→ Exercise: Leave the pictures out and retype the lines from the beginning through the line with "Deviation from n", both ends included.

[BEGIN Extracted records]

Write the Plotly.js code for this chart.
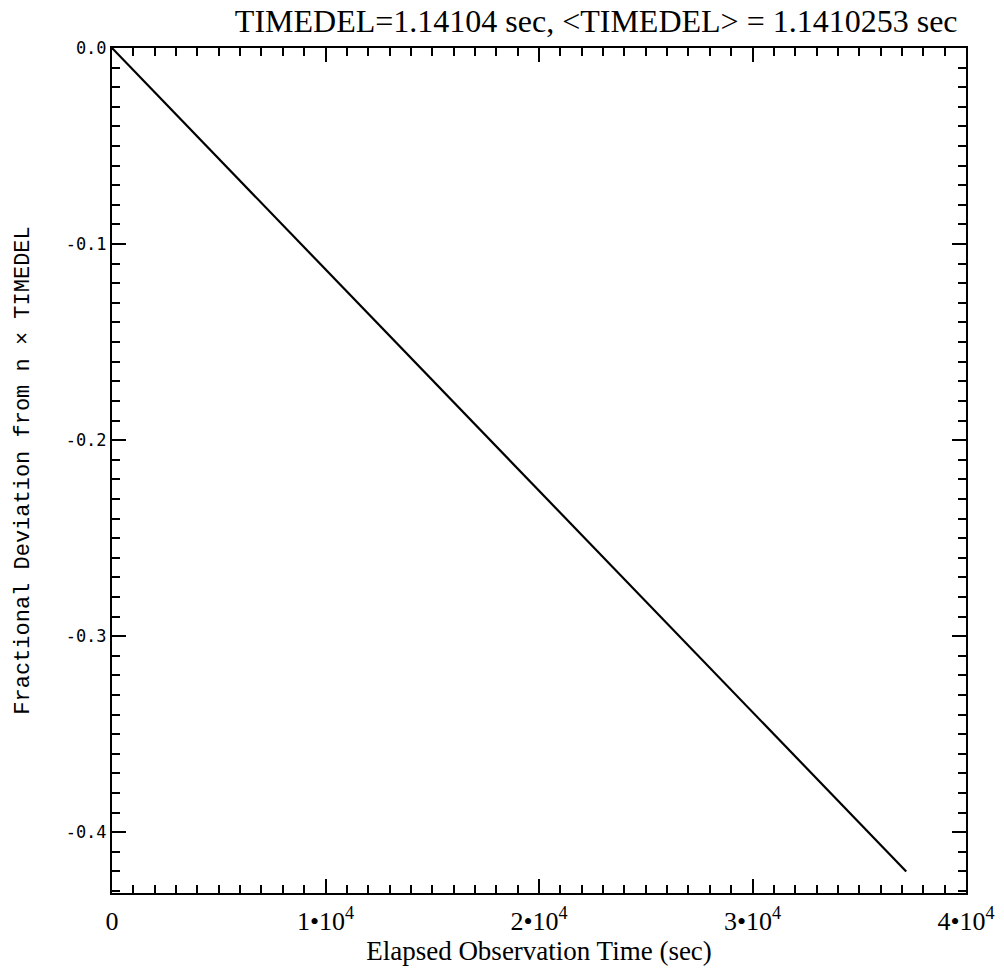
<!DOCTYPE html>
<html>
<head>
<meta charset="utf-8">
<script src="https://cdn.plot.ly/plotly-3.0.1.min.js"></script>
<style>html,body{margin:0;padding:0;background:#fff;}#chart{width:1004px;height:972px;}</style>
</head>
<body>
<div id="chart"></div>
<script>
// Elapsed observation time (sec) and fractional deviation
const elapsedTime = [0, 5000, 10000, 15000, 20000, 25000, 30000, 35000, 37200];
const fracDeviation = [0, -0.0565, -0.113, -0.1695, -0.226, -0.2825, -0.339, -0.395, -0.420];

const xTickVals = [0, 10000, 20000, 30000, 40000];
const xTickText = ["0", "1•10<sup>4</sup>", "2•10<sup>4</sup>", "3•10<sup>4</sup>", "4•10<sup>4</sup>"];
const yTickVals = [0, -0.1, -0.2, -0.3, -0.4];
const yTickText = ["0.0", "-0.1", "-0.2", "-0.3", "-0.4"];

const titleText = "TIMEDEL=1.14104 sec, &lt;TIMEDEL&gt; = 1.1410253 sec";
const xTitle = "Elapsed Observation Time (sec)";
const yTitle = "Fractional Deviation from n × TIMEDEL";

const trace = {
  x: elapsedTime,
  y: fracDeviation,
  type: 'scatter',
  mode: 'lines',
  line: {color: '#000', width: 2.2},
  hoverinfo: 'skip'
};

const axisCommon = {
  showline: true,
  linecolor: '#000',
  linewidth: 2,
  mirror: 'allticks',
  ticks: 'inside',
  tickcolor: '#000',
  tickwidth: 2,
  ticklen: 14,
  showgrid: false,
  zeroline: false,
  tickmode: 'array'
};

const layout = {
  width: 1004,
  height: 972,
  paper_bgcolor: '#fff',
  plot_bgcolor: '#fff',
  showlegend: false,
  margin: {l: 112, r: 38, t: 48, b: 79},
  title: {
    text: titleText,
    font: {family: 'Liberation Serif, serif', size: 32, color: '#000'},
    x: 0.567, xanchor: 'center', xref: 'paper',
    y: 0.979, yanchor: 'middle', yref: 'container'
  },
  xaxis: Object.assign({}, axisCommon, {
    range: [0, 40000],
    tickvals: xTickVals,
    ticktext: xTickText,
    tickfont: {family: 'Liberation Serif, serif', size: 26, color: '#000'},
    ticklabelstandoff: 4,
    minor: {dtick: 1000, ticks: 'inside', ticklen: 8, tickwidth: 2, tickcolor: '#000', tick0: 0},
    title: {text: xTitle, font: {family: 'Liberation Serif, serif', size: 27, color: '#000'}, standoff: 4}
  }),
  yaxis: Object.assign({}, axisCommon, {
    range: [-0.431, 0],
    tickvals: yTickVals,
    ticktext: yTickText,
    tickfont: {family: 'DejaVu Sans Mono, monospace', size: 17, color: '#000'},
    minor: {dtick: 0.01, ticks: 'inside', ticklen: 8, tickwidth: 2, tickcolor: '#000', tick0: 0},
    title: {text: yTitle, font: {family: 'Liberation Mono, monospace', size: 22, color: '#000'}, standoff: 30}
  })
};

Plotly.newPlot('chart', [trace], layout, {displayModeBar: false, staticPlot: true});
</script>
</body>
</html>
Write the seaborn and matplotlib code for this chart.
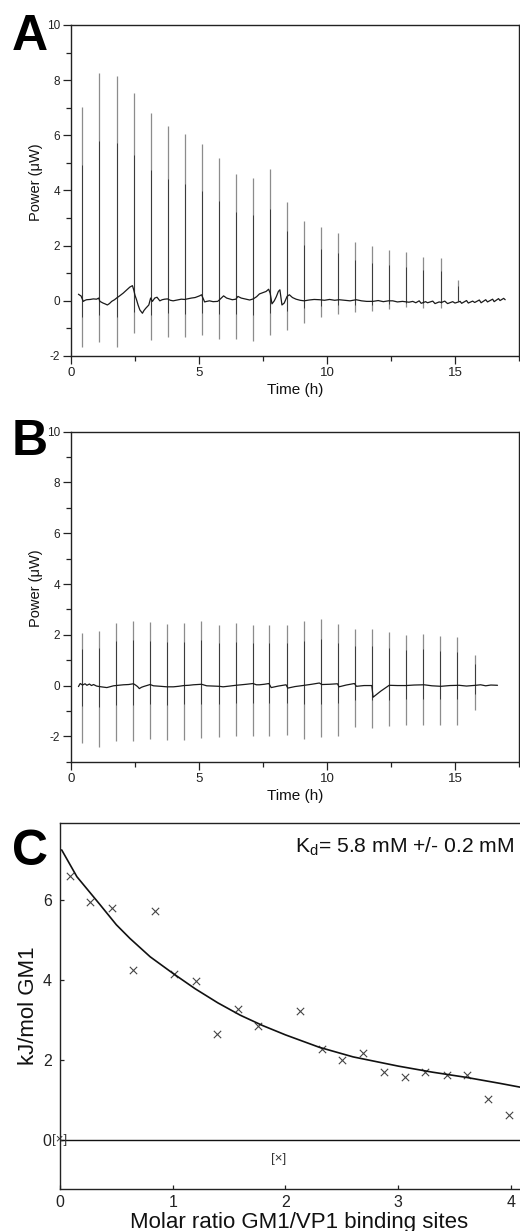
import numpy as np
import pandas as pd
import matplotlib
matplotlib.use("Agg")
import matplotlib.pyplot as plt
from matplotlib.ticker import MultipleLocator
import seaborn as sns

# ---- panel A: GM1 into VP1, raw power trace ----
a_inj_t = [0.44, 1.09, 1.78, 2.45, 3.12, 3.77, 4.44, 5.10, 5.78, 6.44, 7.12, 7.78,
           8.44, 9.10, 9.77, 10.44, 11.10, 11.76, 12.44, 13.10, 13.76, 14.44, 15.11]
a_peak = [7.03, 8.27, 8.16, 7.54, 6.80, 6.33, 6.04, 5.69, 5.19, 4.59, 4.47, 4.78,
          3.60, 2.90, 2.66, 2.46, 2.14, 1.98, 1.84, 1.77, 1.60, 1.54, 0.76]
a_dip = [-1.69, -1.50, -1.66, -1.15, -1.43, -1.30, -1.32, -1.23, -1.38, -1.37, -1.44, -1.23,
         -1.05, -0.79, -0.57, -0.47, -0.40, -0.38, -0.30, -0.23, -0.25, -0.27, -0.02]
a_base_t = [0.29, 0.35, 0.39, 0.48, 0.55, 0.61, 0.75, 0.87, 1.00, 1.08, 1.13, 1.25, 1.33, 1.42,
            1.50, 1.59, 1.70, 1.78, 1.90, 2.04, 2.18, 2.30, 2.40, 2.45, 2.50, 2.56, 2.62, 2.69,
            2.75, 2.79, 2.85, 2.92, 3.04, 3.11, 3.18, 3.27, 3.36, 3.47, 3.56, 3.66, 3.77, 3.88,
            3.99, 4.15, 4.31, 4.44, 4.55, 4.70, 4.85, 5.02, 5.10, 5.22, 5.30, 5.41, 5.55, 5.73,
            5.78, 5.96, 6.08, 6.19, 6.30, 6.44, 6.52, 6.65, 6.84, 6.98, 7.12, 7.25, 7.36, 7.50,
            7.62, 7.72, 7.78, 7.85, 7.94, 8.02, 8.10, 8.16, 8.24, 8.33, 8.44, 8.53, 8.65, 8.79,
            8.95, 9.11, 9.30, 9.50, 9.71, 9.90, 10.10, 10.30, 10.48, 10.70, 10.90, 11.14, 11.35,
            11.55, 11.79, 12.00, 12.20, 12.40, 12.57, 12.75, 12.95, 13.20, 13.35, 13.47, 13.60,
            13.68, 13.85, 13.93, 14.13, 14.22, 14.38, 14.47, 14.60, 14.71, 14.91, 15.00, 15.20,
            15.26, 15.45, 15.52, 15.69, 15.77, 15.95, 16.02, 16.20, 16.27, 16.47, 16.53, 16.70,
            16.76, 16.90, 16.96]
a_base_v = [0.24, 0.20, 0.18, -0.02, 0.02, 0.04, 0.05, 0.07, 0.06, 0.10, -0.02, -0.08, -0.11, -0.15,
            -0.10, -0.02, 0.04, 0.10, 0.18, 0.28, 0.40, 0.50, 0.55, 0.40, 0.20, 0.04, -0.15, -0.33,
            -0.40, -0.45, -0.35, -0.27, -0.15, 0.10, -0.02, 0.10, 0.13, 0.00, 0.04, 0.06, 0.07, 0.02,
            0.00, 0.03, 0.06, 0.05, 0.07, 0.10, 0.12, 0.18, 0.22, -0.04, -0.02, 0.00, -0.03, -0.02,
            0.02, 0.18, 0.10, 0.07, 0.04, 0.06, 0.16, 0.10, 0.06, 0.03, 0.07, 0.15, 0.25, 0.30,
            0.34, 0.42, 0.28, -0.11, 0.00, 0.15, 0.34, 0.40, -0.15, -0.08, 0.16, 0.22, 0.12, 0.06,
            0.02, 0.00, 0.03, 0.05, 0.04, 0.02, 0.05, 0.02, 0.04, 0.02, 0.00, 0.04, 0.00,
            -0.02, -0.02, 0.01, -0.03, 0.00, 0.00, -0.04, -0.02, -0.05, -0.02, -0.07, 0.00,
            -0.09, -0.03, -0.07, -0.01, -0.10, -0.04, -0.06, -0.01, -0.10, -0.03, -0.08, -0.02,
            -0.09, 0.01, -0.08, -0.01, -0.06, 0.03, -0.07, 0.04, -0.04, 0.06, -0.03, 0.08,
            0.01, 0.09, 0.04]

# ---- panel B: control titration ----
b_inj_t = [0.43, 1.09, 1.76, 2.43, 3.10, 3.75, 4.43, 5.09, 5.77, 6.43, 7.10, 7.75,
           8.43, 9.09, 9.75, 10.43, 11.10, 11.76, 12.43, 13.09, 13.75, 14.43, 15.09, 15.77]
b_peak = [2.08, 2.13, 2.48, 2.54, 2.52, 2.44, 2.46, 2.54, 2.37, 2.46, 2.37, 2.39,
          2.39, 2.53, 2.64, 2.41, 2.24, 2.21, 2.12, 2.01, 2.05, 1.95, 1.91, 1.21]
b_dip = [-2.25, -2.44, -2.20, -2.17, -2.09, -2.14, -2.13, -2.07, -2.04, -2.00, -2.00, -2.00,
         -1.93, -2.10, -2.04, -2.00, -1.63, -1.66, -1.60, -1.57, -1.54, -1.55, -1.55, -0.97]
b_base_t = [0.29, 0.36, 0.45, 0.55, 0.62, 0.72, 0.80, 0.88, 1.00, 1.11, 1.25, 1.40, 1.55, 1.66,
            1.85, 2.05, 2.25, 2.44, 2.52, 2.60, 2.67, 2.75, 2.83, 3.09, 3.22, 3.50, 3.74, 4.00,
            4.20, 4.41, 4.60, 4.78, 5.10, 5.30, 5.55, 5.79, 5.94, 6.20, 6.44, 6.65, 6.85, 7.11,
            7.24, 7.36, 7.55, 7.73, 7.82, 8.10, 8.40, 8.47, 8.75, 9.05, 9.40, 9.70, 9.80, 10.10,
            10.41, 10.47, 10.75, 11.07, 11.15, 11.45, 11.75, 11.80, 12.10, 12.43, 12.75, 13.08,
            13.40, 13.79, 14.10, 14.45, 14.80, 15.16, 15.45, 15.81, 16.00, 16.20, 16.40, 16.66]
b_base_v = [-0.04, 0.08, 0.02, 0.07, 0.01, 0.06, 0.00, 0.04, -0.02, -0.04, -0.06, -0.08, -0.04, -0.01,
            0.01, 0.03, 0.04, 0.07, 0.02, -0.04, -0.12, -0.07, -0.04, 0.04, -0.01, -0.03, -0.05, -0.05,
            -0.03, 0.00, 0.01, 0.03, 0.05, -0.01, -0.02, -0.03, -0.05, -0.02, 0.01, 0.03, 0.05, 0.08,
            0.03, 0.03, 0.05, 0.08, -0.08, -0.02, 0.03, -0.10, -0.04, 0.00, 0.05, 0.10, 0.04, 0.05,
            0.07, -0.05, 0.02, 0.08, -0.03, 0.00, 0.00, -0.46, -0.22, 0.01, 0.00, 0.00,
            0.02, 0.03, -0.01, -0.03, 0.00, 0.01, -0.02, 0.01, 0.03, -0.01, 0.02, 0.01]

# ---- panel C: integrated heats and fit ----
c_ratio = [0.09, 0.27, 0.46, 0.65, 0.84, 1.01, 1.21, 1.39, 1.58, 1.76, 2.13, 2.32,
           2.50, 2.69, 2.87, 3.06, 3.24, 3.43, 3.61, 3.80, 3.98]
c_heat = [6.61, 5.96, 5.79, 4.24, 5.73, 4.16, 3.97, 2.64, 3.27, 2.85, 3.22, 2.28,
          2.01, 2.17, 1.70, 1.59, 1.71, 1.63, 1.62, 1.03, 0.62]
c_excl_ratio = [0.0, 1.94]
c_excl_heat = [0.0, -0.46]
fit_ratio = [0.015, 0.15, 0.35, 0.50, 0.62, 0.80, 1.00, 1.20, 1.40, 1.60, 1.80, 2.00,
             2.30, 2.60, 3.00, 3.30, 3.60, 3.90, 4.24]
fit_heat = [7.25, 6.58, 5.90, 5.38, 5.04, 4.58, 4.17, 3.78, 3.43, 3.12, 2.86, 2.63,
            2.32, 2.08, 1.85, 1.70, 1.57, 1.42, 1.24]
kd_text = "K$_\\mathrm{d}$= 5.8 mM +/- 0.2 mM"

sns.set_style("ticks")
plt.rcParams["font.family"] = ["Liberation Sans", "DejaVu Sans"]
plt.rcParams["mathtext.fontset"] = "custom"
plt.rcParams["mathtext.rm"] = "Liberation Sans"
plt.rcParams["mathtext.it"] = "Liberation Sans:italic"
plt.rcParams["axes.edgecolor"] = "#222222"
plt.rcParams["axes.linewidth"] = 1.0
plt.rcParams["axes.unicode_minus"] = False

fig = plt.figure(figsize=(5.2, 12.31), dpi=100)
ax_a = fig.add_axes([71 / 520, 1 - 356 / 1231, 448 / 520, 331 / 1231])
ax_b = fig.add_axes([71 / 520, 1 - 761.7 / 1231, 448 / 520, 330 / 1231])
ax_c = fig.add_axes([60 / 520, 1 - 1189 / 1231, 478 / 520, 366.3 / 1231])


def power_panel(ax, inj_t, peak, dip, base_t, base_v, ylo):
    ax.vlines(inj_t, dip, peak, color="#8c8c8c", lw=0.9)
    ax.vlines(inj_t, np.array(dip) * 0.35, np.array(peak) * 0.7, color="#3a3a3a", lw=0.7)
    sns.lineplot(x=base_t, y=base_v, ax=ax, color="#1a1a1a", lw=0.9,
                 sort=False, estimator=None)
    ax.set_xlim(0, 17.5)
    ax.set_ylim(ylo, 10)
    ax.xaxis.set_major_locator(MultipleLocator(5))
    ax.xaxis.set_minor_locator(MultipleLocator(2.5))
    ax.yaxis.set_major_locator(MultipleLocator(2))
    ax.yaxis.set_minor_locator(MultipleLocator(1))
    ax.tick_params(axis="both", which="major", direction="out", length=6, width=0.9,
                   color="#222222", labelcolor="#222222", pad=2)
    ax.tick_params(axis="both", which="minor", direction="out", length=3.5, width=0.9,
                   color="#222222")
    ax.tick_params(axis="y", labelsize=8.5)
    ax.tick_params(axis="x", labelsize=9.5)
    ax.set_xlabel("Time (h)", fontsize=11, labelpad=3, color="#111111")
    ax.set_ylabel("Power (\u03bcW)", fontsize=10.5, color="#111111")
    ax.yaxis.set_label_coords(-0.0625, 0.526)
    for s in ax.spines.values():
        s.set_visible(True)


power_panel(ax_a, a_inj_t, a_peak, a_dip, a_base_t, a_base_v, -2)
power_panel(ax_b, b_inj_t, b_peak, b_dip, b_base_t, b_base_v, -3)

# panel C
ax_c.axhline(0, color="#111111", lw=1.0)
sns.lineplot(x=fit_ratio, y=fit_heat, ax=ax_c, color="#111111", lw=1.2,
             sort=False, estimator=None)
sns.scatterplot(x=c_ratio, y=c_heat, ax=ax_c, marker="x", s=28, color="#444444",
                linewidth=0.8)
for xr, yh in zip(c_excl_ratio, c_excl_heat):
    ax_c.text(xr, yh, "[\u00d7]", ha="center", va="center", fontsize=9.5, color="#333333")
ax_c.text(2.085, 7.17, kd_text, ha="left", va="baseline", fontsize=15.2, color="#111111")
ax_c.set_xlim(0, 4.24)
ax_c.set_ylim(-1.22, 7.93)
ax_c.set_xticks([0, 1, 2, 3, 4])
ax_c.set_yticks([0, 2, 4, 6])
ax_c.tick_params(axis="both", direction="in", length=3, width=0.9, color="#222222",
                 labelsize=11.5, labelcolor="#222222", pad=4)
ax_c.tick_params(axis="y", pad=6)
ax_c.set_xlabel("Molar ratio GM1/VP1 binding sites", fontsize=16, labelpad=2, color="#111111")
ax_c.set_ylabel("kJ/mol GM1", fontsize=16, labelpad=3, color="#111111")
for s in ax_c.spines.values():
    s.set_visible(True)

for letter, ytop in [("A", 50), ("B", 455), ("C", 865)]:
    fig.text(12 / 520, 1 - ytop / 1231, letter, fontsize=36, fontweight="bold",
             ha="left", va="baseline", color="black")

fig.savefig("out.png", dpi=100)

[END Extracted records]

→ Output of the task:
Write the Plotly.js code for this chart.
<!DOCTYPE html>
<html>
<head>
<meta charset="utf-8">
<script src="https://cdn.plot.ly/plotly-3.0.1.min.js"></script>
<style>html,body{margin:0;padding:0;background:#fff;}#chart{width:1004px;height:972px;}</style>
</head>
<body>
<div id="chart"></div>
<script>
// Elapsed observation time (sec) and fractional deviation
const elapsedTime = [0, 5000, 10000, 15000, 20000, 25000, 30000, 35000, 37200];
const fracDeviation = [0, -0.0565, -0.113, -0.1695, -0.226, -0.2825, -0.339, -0.395, -0.420];

const xTickVals = [0, 10000, 20000, 30000, 40000];
const xTickText = ["0", "1•10<sup>4</sup>", "2•10<sup>4</sup>", "3•10<sup>4</sup>", "4•10<sup>4</sup>"];
const yTickVals = [0, -0.1, -0.2, -0.3, -0.4];
const yTickText = ["0.0", "-0.1", "-0.2", "-0.3", "-0.4"];

const titleText = "TIMEDEL=1.14104 sec, &lt;TIMEDEL&gt; = 1.1410253 sec";
const xTitle = "Elapsed Observation Time (sec)";
const yTitle = "Fractional Deviation from n × TIMEDEL";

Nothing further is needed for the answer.